It’s business as usual in the catastrophe bond market despite the global crisis of the Covid-19 coronavirus outbreak, according to John Seo, Co-Founder and Managing Director of Fermat Capital Management.

John Seo, Fermat Capital ManagementCommenting in a recent communication to his investors on the coronavirus outbreak, its effects on global financial markets and whether that has affected catastrophe bonds, Seo says “catastrophe bonds generally remain unaffected.”

“In the midst of a global pandemic, investors are quite understandably asking whether the catastrophe (cat) bond / insurance-linked securities (ILS) market are caught up in the wider market contagion,” Seo explained.

Adding, “While there are bonds connected to more exotic perils – such as pandemic bonds – these are very niche and in general cat bond market conditions remain unaffected by the outbreak of Covid-19.”

Of course the World Bank issued pandemic catastrophe bonds are exposed to a loss from the ongoing coronavirus outbreak, which looks increasingly likely to cause a default and loss of principal after March 23rd.

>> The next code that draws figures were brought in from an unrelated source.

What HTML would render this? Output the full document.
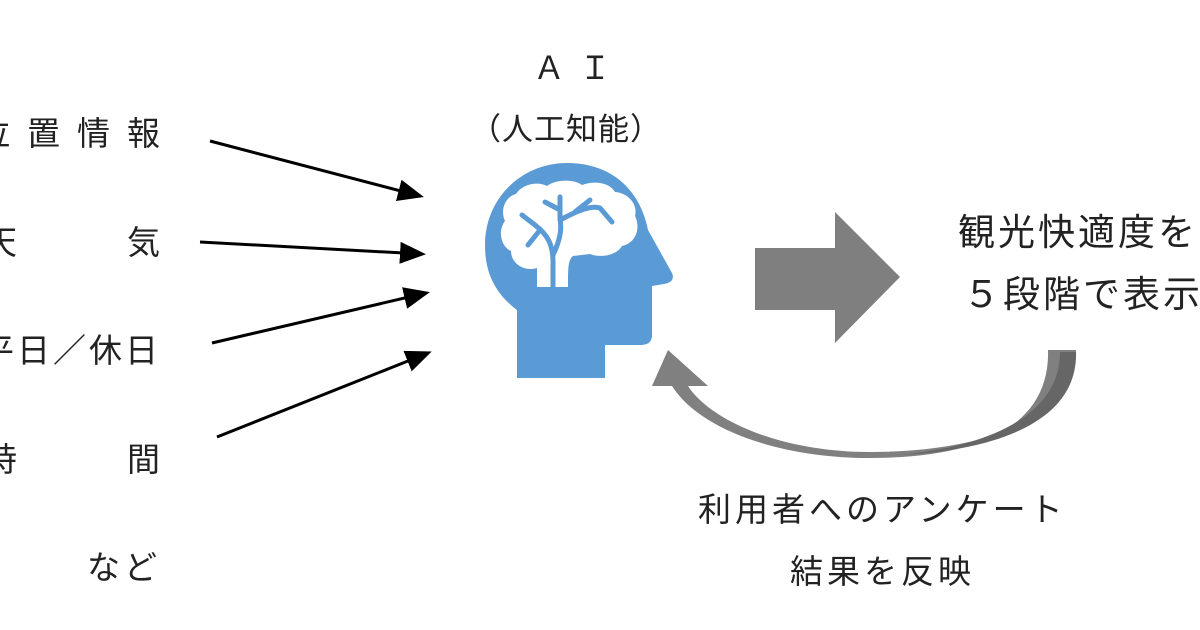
<!DOCTYPE html>
<html><head><meta charset="utf-8"><style>
body{margin:0;width:1200px;height:630px;overflow:hidden;background:#fff;position:relative;font-family:"Liberation Sans","Noto Sans CJK JP",sans-serif;color:#222}
.t{position:absolute;white-space:nowrap;line-height:1;font-size:33px;letter-spacing:4px}
.r{position:absolute;white-space:nowrap;line-height:1;font-size:33px;right:1036px;text-align:right;letter-spacing:4px}
</style></head><body>
<svg width="1200" height="630" style="position:absolute;left:0;top:0">
<defs>
<marker id="b" markerWidth="26" markerHeight="22" refX="22" refY="11" orient="auto" markerUnits="userSpaceOnUse"><path d="M0,0 L26,11 L0,22z" fill="#000"/></marker></defs>
<g stroke="#000" stroke-width="3">
<line x1="210" y1="141" x2="420" y2="196" marker-end="url(#b)"/>
<line x1="200" y1="242" x2="422" y2="254" marker-end="url(#b)"/>
<line x1="212" y1="343" x2="426" y2="293" marker-end="url(#b)"/>
<line x1="217" y1="437" x2="428" y2="353" marker-end="url(#b)"/>
</g>
<path d="M517,378 L517,310 C490,290 485,265 485,245 C485,198 522,163 567,163 C612,163 640,190 648,230 L672,273 C675,280 670,283 664,284 L652,286 L652,335 C652,342 648,345 640,345 L605,345 L605,378 Z" fill="#5b9bd5"/>
<path d="M516,194 C522,184 538,181 547,186 C556,179 574,179 582,185 C595,180 610,183 615,192 C628,193 638,204 635,216 C641,228 636,243 622,246 C616,256 600,258 590,254 L573,256 C568,260 568,268 568,287 L537,287 L537,268 C525,272 511,264 511,251 C500,246 498,230 505,221 C500,210 505,197 516,194 Z" fill="#fff"/>
<g stroke="#5b9bd5" stroke-width="5" fill="none" stroke-linecap="round">
<path d="M553,287 L553,262 C553,245 548,235 535,225 L522,215"/>
<path d="M553,255 C560,240 562,230 560,218 L560,197"/>
<path d="M560,220 C575,212 590,205 600,208 L612,222"/>
<path d="M575,212 L590,200"/>
<path d="M540,230 L528,245"/>
<path d="M560,210 L545,202"/>
</g>
<path d="M755,248 L835,248 L835,212 L900,277 L835,343 L835,310 L755,310 Z" fill="#7f7f7f"/>
<path d="M1048,350 L1076,350 C1078,420 980,452 870,452 C780,452 710,420 688,386 L708,386 L668,350 L652,386 L672,386 C700,430 780,458 870,458 C990,458 1050,420 1048,350 Z" fill="#808080"/>
<path d="M1060,352 L1076,352 C1078,420 1000,450 900,455 C1000,445 1060,410 1060,352Z" fill="#666"/>
</svg>
<div class="t" style="left:533px;top:52px;font-size:32px;letter-spacing:14px">ＡＩ</div>
<div class="t" style="left:470px;top:114px;font-size:31px;letter-spacing:1px">（人工知能）</div>
<div class="r" style="top:117px;letter-spacing:17px;right:1023px">位置情報</div>
<div class="t" style="left:-16px;top:226px">天</div>
<div class="t" style="left:127px;top:226px">気</div>
<div class="r" style="top:334px;letter-spacing:3px;right:1039px">平日／休日</div>
<div class="t" style="left:-16px;top:443px">時</div>
<div class="t" style="left:127px;top:443px">間</div>
<div class="t" style="left:87px;top:551px">など</div>
<div class="t" style="left:958px;top:214px;font-size:37px;letter-spacing:3px">観光快適度を</div>
<div class="t" style="left:963px;top:276px;font-size:37px;letter-spacing:3px">５段階で表示</div>
<div class="t" style="left:698px;top:493px">利用者へのアンケート</div>
<div class="t" style="left:790px;top:555px">結果を反映</div>
</body></html>
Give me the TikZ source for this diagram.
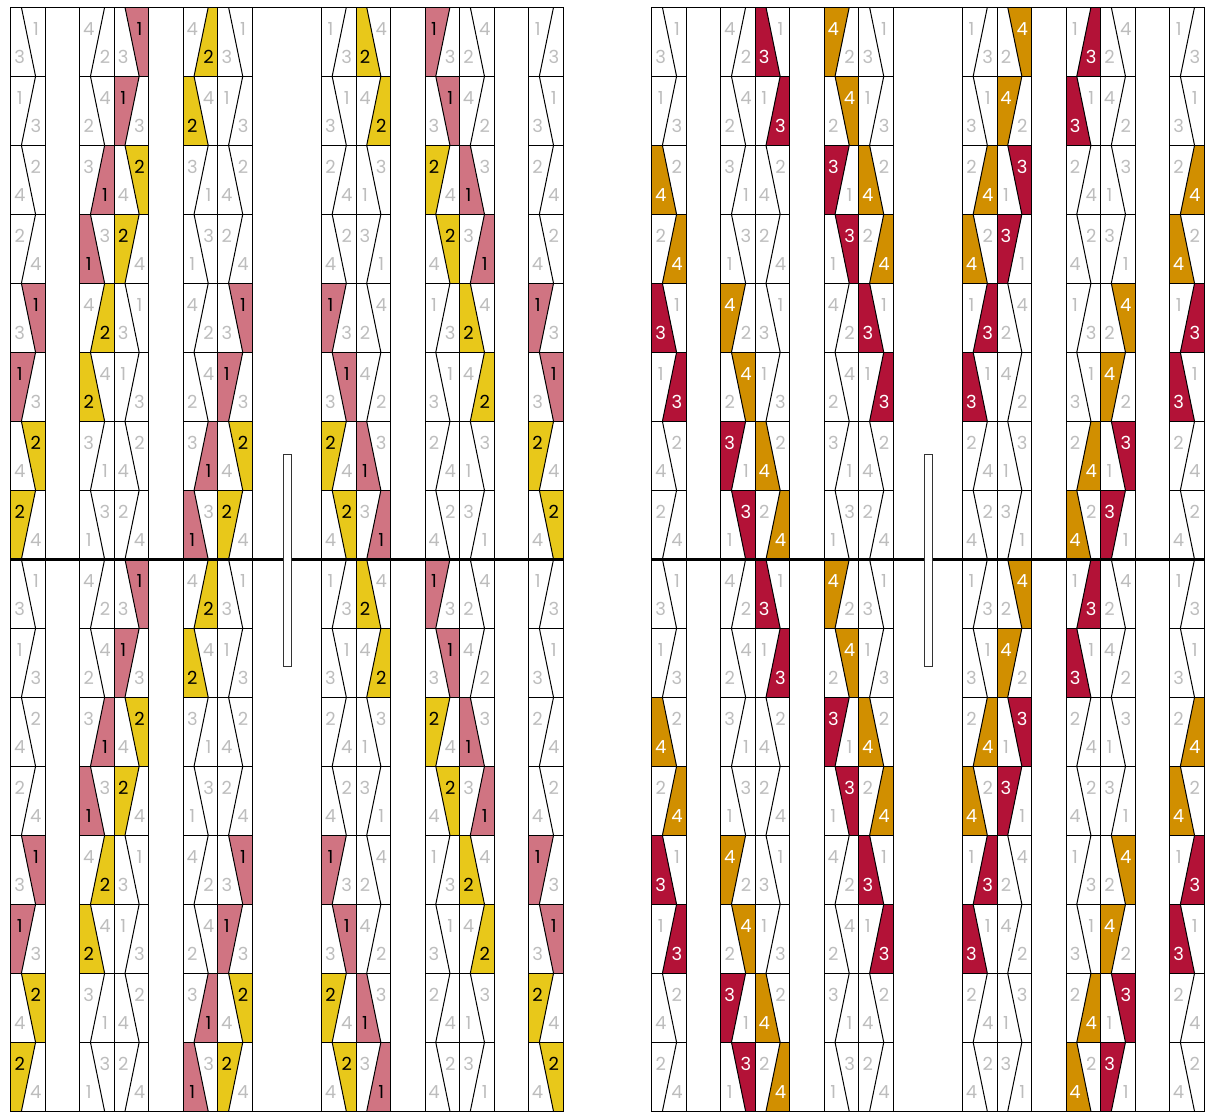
\documentclass[tikz,border=0pt]{standalone}
\usepackage{fontspec}
\setmainfont{Poppins}
\definecolor{num1}{HTML}{D07482}
\definecolor{num2}{HTML}{E8C81A}
\definecolor{num3}{HTML}{B31237}
\definecolor{num4}{HTML}{D18F00}
\definecolor{cgray}{HTML}{BDBDBD}
\begin{document}
\begin{tikzpicture}[x=1pt,y=-1pt,
  num/.style={font=\fontsize{18}{18}\selectfont, inner sep=0pt, anchor=center},
  cellline/.style={line width=1pt, black, line join=miter},
  midline/.style={line width=2.6pt, black},
  edgeline/.style={line width=1pt, black},
  barbox/.style={draw=black!80, line width=0.9pt, fill=white}]
\useasboundingbox (0,0) rectangle (1206,1113);
\def\W{34.53}\def\H{69}\def\Yo{7.3}
\foreach \pan/\Xo/\dark/\fillA in {0/10.7/black/1, 1/651.7/white/0}{
  \foreach \c/\typ/\ph/\sL/\sR in {0/1/0/4/2, 2/0/1/2/4, 3/1/0/0/6, 5/0/1/6/0, 6/1/0/4/2, 9/1/1/4/2, 10/0/0/6/0, 12/1/1/0/6, 13/0/0/2/4, 15/1/1/4/2}{
    \foreach \r in {0,...,15}{
      \pgfmathtruncatemacro\s{\pan==0 ? \sL : \sR}
      \pgfmathtruncatemacro\rr{mod(\r,8)}
      \pgfmathtruncatemacro\tsmall{mod(\r+\ph,2)==0}
      \pgfmathtruncatemacro\half{mod(\r,4)<2}
      \pgfmathtruncatemacro\tn{\typ==1 ? (\half==1 ? 1 : 2) : (\half==1 ? 4 : 3)}
      \pgfmathtruncatemacro\bn{\typ==1 ? \tn+2 : \tn-2}
      \pgfmathtruncatemacro\filled{mod(\rr-\s+8,8)<4}
      \pgfmathtruncatemacro\ftop{\typ==\fillA}
      \pgfmathtruncatemacro\fright{\ftop==\tsmall}
      \pgfmathtruncatemacro\fn{\ftop==1 ? \tn : \bn}
      \pgfmathsetmacro\xa{\Xo+\c*\W}
      \pgfmathsetmacro\xr{\xa+\W}
      \pgfmathsetmacro\ya{\Yo+\r*\H}
      \pgfmathsetmacro\yb{\ya+\H}
      \pgfmathsetmacro\xt{\xa+(\tsmall==1 ? 0.31 : 0.72)*\W}
      \pgfmathsetmacro\xb{\xa+(\tsmall==1 ? 0.72 : 0.31)*\W}
      \pgfmathsetmacro\xtn{\xa+(\tsmall==1 ? 0.73 : 0.26)*\W}
      \pgfmathsetmacro\xbn{\xa+(\tsmall==1 ? 0.26 : 0.73)*\W}
      \pgfmathsetmacro\ytn{\ya+0.31*\H}
      \pgfmathsetmacro\ybn{\ya+0.72*\H}
      \def\tcol{cgray}\def\bcol{cgray}
      \ifnum\filled=1
        \ifnum\fright=1
          \fill[num\fn] (\xt,\ya) -- (\xr,\ya) -- (\xr,\yb) -- (\xb,\yb) -- cycle;
        \else
          \fill[num\fn] (\xa,\ya) -- (\xt,\ya) -- (\xb,\yb) -- (\xa,\yb) -- cycle;
        \fi
        \ifnum\ftop=1 \def\tcol{\dark}\else\def\bcol{\dark}\fi
      \fi
      \draw[cellline] (\xa,\ya) rectangle (\xr,\yb);
      \draw[cellline] (\xt,\ya) -- (\xb,\yb);
      \node[num, text=\tcol] (n\pan-\c-\r-t) at (\xtn,\ytn) {\tn};
      \node[num, text=\bcol] (n\pan-\c-\r-b) at (\xbn,\ybn) {\bn};
    }
  }
  \pgfmathsetmacro\xe{\Xo+16*\W}
  \pgfmathsetmacro\ym{\Yo+8*\H}
  \pgfmathsetmacro\yz{\Yo+16*\H}
  \pgfmathsetmacro\bx{\Xo+272.6}
  \draw[edgeline] (\Xo,\Yo) -- (\xe,\Yo);
  \draw[edgeline] (\Xo,\yz) -- (\xe,\yz);
  \draw[midline] (\Xo,\ym) -- (\xe,\ym);
  \node[barbox, minimum width=7.7pt, minimum height=211.5pt, inner sep=0pt, anchor=north west] (bar\pan) at (\bx,454.2) {};
}
\end{tikzpicture}
\end{document}
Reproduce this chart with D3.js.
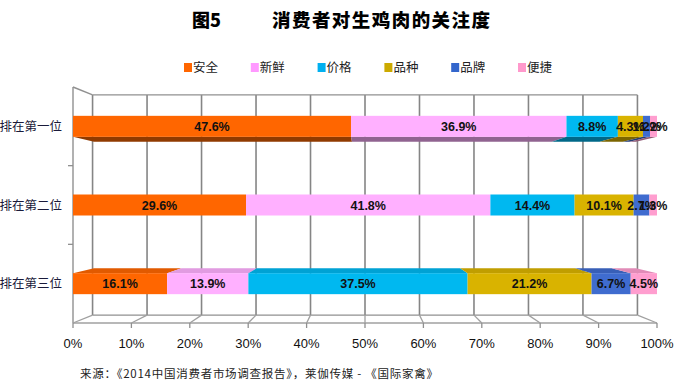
<!DOCTYPE html>
<html>
<head>
<meta charset="utf-8">
<script src="https://d3js.org/d3.v7.min.js"></script>
<style>
  body { margin: 0; background: #fff; }
  svg { font-family: "Liberation Sans", Arial, sans-serif; }
  .cjk { font-family: "Noto Sans CJK SC", sans-serif; }
</style>
</head>
<body>
<div id="chart"></div>
<script>
// ---------- data ----------
var categories = ["排在第一位", "排在第二位", "排在第三位"];
var seriesNames = ["安全", "新鲜", "价格", "品种", "品牌", "便捷"];
var seriesColors = ["#FF6600", "#FFB0FF", "#00B8F0", "#D9B300", "#3F6CCF", "#FF9ECF"];
var legendColors = ["#FF6600", "#FF99FF", "#00B0F0", "#CCAA00", "#3366CC", "#FF99CC"];
// percentages per row, in series order
var rowValues = [
  [47.6, 36.9, 8.8, 4.3, 1.2, 1.2],
  [29.6, 41.8, 14.4, 10.1, 2.7, 1.3],
  [16.1, 13.9, 37.5, 21.2, 6.7, 4.5]
];
var tickValues = [0, 0.1, 0.2, 0.3, 0.4, 0.5, 0.6, 0.7, 0.8, 0.9, 1];
var title1 = "图5", title2 = "消费者对生鸡肉的关注度";
var sourceText = "来源：《2014中国消费者市场调查报告》，莱伽传媒 - 《国际家禽》";

// ---------- setup ----------
var W = 675, H = 386;
var pLeft = 73, pRight = 657, pTop = 87, pBottom = 323;

var x = d3.scaleLinear().domain([0, 1]).range([pLeft, pRight]);
var y = d3.scaleBand().domain(categories).range([pTop, pBottom]);
var barH = 21;

// simple perspective: things further back shrink toward the centre
var cx = (pLeft + pRight) / 2, cy = (pTop + pBottom) / 2;
var backScale = 0.933, barBack = 0.928;
function proj(px, py, s) { return [cx + s * (px - cx), cy + s * (py - cy)]; }

var svg = d3.select("#chart").append("svg")
  .attr("width", W).attr("height", H);

// titles
svg.append("text").attr("class", "cjk")
  .attr("x", 192).attr("y", 27)
  .style("font-size", "18px").style("font-weight", 900)
  .text(title1);
svg.append("text").attr("class", "cjk")
  .attr("x", 272).attr("y", 27)
  .style("font-size", "18.5px").style("font-weight", 900)
  .attr("textLength", 218)
  .text(title2);

// legend
var legend = svg.append("g").selectAll("g")
  .data(seriesNames).enter().append("g")
  .attr("transform", function(d, i) { return "translate(" + (184 + i * 66.8) + ",62)"; });
legend.append("rect").attr("width", 8).attr("height", 9).attr("y", 1)
  .style("fill", function(d, i) { return legendColors[i]; });
legend.append("text").attr("class", "cjk")
  .attr("x", 9).attr("y", 9.5)
  .style("font-size", "12.5px").style("fill", "#222")
  .text(function(d) { return d; });

// ---------- 3D frame ----------
var grid = svg.append("g");
var bTop = proj(pLeft, pTop, backScale), bBot = proj(pLeft, pBottom, backScale);

// back wall vertical grid lines
tickValues.forEach(function(t) {
  var p1 = proj(x(t), pTop, backScale), p2 = proj(x(t), pBottom, backScale);
  grid.append("line")
    .attr("x1", p1[0]).attr("y1", p1[1]).attr("x2", p2[0]).attr("y2", p2[1])
    .style("stroke", "#858585").style("stroke-width", 1.6);
});
// back wall top and bottom
var pr = proj(pRight, pTop, backScale), prb = proj(pRight, pBottom, backScale);
grid.append("line").attr("x1", bTop[0]).attr("y1", bTop[1]).attr("x2", pr[0]).attr("y2", pr[1])
  .style("stroke", "#909090").style("stroke-width", 1.4);
grid.append("line").attr("x1", bBot[0]).attr("y1", bBot[1]).attr("x2", prb[0]).attr("y2", prb[1])
  .style("stroke", "#909090").style("stroke-width", 1.4);
// left wall
grid.append("line").attr("x1", pLeft).attr("y1", pTop).attr("x2", bTop[0]).attr("y2", bTop[1])
  .style("stroke", "#909090").style("stroke-width", 1.4);
grid.append("line").attr("x1", pLeft).attr("y1", pTop).attr("x2", pLeft).attr("y2", pBottom)
  .style("stroke", "#909090").style("stroke-width", 1.4);
// floor diagonals
tickValues.forEach(function(t) {
  var p = proj(x(t), pBottom, backScale);
  grid.append("line")
    .attr("x1", x(t)).attr("y1", pBottom).attr("x2", p[0]).attr("y2", p[1])
    .style("stroke", "#a0a0a0").style("stroke-width", 1.3);
});

// ---------- bars ----------
var stacks = rowValues.map(function(vals, r) {
  var sum = d3.sum(vals), acc = 0;
  return vals.map(function(v, i) {
    var s = { row: r, i: i, value: v, x0: acc / sum, x1: (acc + v) / sum };
    acc += v;
    return s;
  });
});
var segs = d3.merge(stacks);

function barTop(d) { return y(categories[d.row]) + (y.bandwidth() - barH) / 2; }

var bars = svg.append("g");
// top / bottom faces
bars.selectAll("path.face").data(segs).enter().append("path")
  .attr("class", "face")
  .attr("d", function(d) {
    var yt = barTop(d), yb = yt + barH, edge;
    if (yb < cy) edge = yb;          // above eye: bottom face shows
    else if (yt > cy) edge = yt;     // below eye: top face shows
    else return null;
    var a = [x(d.x0), edge], b = [x(d.x1), edge];
    var c = proj(x(d.x1), edge, barBack), e = proj(x(d.x0), edge, barBack);
    return "M" + [a, b, c, e].map(function(p) { return p.join(","); }).join("L") + "Z";
  })
  .style("fill", function(d) {
    var yt = barTop(d);
    return yt + barH < cy ? d3.color(seriesColors[d.i]).darker(1.6) : d3.color(seriesColors[d.i]).darker(0.35);
  });
// front faces
bars.selectAll("rect").data(segs).enter().append("rect")
  .attr("x", function(d) { return x(d.x0); })
  .attr("width", function(d) { return x(d.x1) - x(d.x0); })
  .attr("y", barTop)
  .attr("height", barH)
  .style("fill", function(d) { return seriesColors[d.i]; });

// value labels
bars.selectAll("text").data(segs).enter().append("text")
  .attr("x", function(d) { return (x(d.x0) + x(d.x1)) / 2; })
  .attr("y", function(d) { return barTop(d) + barH / 2 + 4.5; })
  .attr("text-anchor", "middle")
  .style("font-size", "12.5px").style("font-weight", "bold").style("fill", "#111")
  .text(function(d) { return d3.format(".1f")(d.value) + "%"; });

// ---------- axes ----------
var ax = svg.append("g");
ax.append("line").attr("x1", pLeft).attr("y1", pBottom).attr("x2", pRight).attr("y2", pBottom)
  .style("stroke", "#a0a0a0").style("stroke-width", 1.4);
ax.selectAll("line.tick").data(tickValues).enter().append("line")
  .attr("x1", x).attr("x2", x).attr("y1", pBottom).attr("y2", pBottom + 5)
  .style("stroke", "#909090").style("stroke-width", 1.3);
ax.selectAll("text").data(tickValues).enter().append("text")
  .attr("x", x).attr("y", 348)
  .attr("text-anchor", "middle")
  .style("font-size", "13px").style("fill", "#111")
  .text(d3.format(".0%"));

// category ticks on the left edge
ax.selectAll("line.cat").data(categories.slice(1)).enter().append("line")
  .attr("x1", pLeft - 5).attr("x2", pLeft)
  .attr("y1", function(d) { return y(d); }).attr("y2", function(d) { return y(d); })
  .style("stroke", "#909090").style("stroke-width", 1.3);
ax.selectAll("text.cat").data(categories).enter().append("text")
  .attr("class", "cjk")
  .attr("x", 62).attr("y", function(d) { return y(d) + y.bandwidth() / 2 + 4.5; })
  .attr("text-anchor", "end")
  .style("font-size", "12.5px").style("fill", "#1a1a3a")
  .text(function(d) { return d; });

// source
svg.append("text").attr("class", "cjk")
  .attr("x", 80).attr("y", 378)
  .style("font-size", "11.5px").style("fill", "#222")
  .attr("textLength", 358)
  .text(sourceText);
</script>
</body>
</html>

But in the broader catastrophe bond and insurance-linked securities (ILS) market, these pandemic bonds are just one transaction among many and the majority of the outstanding market has no exposure at all to the Covid-19 virus outbreak, or to the wider financial market declines being seen in recent days.

Given catastrophe bond investors fully collateralise the largely natural catastrophe risks they invest in and that collateral is invested in about the safest assets around such as treasuries, there can be little impact to the market even from a global crisis such as coronavirus.

In his communication to investors Seo explains, “Against a market backdrop that is experiencing the most extreme turbulence since the global financial crisis in 2008, it is worth reiterating that catastrophe bonds and ILS are tied to risks that fundamentally have nothing to do with the economic cycle, interest rate movements, the political environment or currency fluctuations. Instead, the returns of these investments are largely driven by significant insurance and reinsurance loss events connected primarily to natural phenomena, such as earthquakes and hurricanes.

“A market crash cannot cause a cyclone or an earthquake to occur and while these catastrophic natural disasters do happen – and drawdowns will happen with time – when they do they are independent of the ongoing activity in the traditional financial markets.”

In fact, in times of financial market stress cat bonds as an asset class, as well as wider insurance-linked securities (ILS) and collateralised reinsurance, can offer a welcome diversifier for investors.

“ILS returns have a different set of drivers and can benefit from being fundamentally uncorrelated with the broader market, unlike other asset classes where correlations can significantly increase during times of market stress,” Seo said. “Consequently, the addition of ILS into a portfolio can deliver on the promise of non-directional strategies: the potential to instantly enhance investor portfolios by reducing volatility and providing more stability of returns.”

Adding, “We do not believe we need to alter our investment strategy or position in response to the Covid-19 outbreak. For us, this year remains business as usual.”